Miles de personas hemos rezado y esperado. Desde los momentos más sombríos, al principio de la enfermedad, inmediatamente después de Navidades, a los más recientes, llenos de un asombro milagroso. Hemos rezado: «cura, Señor, a nuestro Anas, si esta es tu voluntad». Hemos pedido un milagro y lo ha habido: el de muchas personas reunidas por internet para rezar juntos cada noche, signo de un afecto extraordinario y de la fe implorante de un pueblo entero.
A muchos de nosotros la enfermedad de Anas nos ha provocado, muchos han conocido su obra como guía casi escondida de centenares de jóvenes, su dedicación como sacerdote con los jóvenes en Grosseto, en el seminario en Roma, en Fuenlabrada (España) o en Milán como capellán. La personalidad polifacética de Anas no se puede encasillar, pero es verdad que los jóvenes han sido su pasión. El anhelo continuo de su vida fue mostrar a Cristo a los jóvenes.
Espiritualmente, Anas iba paso a paso, era un caminante de largas distancias. En un primer momento podía no sorprenderte, pero no te abandonaba, nunca te dejaba, le encontrabas a tu lado, como un padre, un amigo o un consejero, un valioso colaborador.
Creo que su característica principal ha sido la mansedumbre. Anas era manso, como aquellos que Jesús menciona en el Evangelio. Esas almas humildes y grandes a la vez que saben llevar incluso dramas y divisiones, pero que excavan dentro de los corazones los caminos preciosos de la amistad y la fidelidad.
Pensar en la persona y la vida de Anas me llena de gratitud hacia Dios. En menos de treinta años de sacerdocio ha tenido una fila infinita de hijos, gente que debía a él el descubrimiento del peso de la vida, de la apertura al amor, a la poesía, a la música, a Dios. En una palabra, a la existencia consciente y verdadera. ¡Cuánto nos han acompañado sus canciones, sus frases, sus reflexiones, sus libros!
Por todo esto Anas ha sido un verdadero hijo de don Giussani. Tenía un temperamento totalmente diferente, pero había heredado el centro de su carisma: Quien me siga tendrá el ciento por uno y la vida eterna.
Durante ocho años estuvo a mi lado como vicerrector y más tarde como rector del Seminario de la Fraternidad. Fueron años preciosos y fecundos que no puedo resumir. Anas está en el corazón de todos aquellos a los que acompañó a la ordenación sacerdotal.

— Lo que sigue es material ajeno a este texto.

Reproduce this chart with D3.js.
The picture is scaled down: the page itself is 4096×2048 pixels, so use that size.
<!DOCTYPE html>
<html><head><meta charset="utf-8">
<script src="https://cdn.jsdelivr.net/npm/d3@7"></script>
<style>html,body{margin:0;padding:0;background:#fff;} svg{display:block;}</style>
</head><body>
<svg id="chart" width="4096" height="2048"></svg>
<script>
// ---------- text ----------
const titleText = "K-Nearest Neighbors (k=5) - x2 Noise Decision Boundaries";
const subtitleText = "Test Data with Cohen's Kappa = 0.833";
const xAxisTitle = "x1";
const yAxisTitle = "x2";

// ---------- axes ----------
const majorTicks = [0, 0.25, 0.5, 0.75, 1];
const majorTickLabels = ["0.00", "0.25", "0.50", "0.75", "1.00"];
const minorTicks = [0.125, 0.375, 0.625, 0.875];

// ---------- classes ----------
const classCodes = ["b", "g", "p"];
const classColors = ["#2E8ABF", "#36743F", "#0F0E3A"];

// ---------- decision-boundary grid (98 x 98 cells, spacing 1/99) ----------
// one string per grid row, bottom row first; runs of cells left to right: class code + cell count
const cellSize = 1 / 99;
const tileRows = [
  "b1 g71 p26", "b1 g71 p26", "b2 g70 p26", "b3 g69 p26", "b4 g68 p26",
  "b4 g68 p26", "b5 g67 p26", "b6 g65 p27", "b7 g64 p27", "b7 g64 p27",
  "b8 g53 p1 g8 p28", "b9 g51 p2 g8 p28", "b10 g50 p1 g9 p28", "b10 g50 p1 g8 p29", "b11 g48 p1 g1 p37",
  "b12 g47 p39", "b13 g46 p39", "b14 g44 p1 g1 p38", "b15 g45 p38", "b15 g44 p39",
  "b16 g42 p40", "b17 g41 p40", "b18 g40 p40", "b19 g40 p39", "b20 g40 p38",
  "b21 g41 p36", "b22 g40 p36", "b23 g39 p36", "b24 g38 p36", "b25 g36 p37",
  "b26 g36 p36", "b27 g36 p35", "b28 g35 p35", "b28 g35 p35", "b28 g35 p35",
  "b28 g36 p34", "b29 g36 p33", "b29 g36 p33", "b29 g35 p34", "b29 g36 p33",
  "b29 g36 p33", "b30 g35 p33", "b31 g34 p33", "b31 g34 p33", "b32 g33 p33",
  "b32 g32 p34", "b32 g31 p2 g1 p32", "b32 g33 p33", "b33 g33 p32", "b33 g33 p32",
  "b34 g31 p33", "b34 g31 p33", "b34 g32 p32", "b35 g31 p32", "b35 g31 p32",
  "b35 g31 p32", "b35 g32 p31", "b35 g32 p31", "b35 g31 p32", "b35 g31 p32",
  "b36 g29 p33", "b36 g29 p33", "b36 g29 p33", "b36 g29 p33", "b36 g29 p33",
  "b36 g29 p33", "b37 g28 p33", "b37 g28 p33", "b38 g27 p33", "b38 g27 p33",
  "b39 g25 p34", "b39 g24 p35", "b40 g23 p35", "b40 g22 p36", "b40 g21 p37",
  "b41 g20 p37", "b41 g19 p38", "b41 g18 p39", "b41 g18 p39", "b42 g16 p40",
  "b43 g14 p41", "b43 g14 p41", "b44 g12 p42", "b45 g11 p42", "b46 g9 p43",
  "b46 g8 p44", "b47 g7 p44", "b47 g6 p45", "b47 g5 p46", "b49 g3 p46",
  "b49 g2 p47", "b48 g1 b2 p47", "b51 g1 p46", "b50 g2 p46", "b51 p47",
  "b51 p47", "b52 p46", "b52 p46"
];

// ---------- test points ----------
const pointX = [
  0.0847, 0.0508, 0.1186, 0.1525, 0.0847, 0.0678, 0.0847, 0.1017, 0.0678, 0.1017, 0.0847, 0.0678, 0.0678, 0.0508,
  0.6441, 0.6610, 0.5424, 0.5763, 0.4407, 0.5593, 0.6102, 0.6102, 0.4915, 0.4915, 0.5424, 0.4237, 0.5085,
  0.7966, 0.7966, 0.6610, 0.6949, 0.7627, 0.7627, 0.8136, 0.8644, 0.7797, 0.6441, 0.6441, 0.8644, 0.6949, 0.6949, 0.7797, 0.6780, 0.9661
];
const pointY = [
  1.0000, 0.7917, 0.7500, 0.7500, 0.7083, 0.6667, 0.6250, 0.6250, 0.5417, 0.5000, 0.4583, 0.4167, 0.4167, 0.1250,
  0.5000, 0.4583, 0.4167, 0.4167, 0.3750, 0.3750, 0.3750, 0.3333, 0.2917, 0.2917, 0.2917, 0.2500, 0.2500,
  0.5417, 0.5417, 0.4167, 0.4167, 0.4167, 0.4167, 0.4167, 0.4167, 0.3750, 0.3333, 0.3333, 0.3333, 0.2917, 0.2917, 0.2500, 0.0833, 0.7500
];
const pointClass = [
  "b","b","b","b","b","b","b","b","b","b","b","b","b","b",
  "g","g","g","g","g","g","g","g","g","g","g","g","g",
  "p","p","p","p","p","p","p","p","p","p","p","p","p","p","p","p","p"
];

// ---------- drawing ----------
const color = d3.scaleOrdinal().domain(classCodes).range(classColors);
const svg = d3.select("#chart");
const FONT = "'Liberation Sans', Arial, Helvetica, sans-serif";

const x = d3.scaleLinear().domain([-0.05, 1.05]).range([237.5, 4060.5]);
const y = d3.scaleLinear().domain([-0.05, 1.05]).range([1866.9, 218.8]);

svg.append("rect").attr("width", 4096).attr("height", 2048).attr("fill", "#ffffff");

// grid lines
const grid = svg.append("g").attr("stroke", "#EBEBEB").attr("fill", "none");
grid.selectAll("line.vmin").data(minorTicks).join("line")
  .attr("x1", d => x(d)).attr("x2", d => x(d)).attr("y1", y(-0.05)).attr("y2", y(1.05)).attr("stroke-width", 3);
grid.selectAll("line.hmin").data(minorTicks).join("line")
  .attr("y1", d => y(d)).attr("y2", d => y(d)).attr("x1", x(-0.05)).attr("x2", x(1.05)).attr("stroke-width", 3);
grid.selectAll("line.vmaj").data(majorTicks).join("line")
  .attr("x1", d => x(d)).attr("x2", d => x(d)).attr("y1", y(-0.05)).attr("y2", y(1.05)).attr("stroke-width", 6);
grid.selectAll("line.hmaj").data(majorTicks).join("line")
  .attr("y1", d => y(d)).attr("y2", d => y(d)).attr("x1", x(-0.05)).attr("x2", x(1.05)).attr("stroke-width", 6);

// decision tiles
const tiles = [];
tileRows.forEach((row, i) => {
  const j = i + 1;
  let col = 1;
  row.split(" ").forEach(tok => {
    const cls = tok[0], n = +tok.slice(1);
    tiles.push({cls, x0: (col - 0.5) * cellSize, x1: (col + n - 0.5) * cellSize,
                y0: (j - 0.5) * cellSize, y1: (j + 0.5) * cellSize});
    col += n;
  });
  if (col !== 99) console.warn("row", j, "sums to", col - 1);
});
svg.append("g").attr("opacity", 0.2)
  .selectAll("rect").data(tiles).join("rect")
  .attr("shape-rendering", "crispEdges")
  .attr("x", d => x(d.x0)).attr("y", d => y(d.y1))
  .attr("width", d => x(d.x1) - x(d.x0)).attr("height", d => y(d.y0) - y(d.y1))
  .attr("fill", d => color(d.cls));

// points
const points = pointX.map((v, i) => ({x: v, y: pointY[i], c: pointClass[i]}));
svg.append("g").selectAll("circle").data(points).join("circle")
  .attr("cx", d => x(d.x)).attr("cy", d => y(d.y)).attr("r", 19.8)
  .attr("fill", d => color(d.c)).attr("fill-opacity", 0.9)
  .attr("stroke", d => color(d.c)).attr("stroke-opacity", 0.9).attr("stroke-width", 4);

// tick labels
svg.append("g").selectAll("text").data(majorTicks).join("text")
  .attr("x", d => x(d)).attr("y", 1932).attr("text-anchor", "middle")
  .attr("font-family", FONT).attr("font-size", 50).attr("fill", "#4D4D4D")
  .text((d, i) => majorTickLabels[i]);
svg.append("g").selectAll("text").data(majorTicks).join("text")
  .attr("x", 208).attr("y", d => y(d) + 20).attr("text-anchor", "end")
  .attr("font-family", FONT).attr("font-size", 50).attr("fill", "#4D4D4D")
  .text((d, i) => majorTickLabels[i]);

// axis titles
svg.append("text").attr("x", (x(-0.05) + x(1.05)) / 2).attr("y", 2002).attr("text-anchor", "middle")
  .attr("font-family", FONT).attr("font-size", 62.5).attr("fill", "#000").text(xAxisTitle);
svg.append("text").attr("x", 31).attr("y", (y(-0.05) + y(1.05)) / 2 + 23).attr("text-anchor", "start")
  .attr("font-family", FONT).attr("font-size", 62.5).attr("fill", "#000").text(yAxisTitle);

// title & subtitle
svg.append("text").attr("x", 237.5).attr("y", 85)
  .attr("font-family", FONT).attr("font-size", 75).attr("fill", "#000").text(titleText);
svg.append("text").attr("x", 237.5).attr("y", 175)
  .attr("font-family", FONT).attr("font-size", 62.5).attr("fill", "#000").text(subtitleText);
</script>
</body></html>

Ellos podrán contar, junto con sus antiguos y nuevos hijos de Grosseto, Fuenlabrada y Milán. El tiempo revelará el peso de todos estos años. Nuestra hermana la muerte corporal visita de nuevo a la Fraternidad San Carlos. Tras la partida de Maffucci y de Anas, yo me siento decididamente más cerca del cumplimiento, de lo esencial, más seguro de la protección del Cielo, de tantos y tantos amigos que están ahí. Una parte importante de nosotros ya se encuentra en la eternidad.
Agradezco a Dios haber visto en la tierra vidas tan grandes, tan cumplidas. Anas, por ejemplo, escribía muy bien, hablaba de Dios y de Cristo de un modo fascinante. El surco que ha trazado queda como una semilla de fecundidad.
Aprendamos de él la dócil radicalidad con la que ha dejado plasmar su mente y su corazón por Cristo, al que ha amado en la vida del Movimiento y de la Fraternidad San Carlos.
No puedo olvidar un rasgo importante de su personalidad, importante para todos nosotros. Anas había aprendido a suavizar tensiones, divisiones, peleas. Intentaba conciliar y unir, incluso corriendo el riesgo de exagerar. Pero no perdía tiempo, iba a lo esencial.
Hoy, entregando su vida a Dios, pidamos al Padre de toda gracia este don: amar todo lo que nos une a Cristo y despreciar todo lo que nos aleja de Él.
Amén.
Homilía de la Santa Misa del funeral de Antonio Anastasio.
Basílica de San Ambrosio, Milán, 11 de marzo de 2021.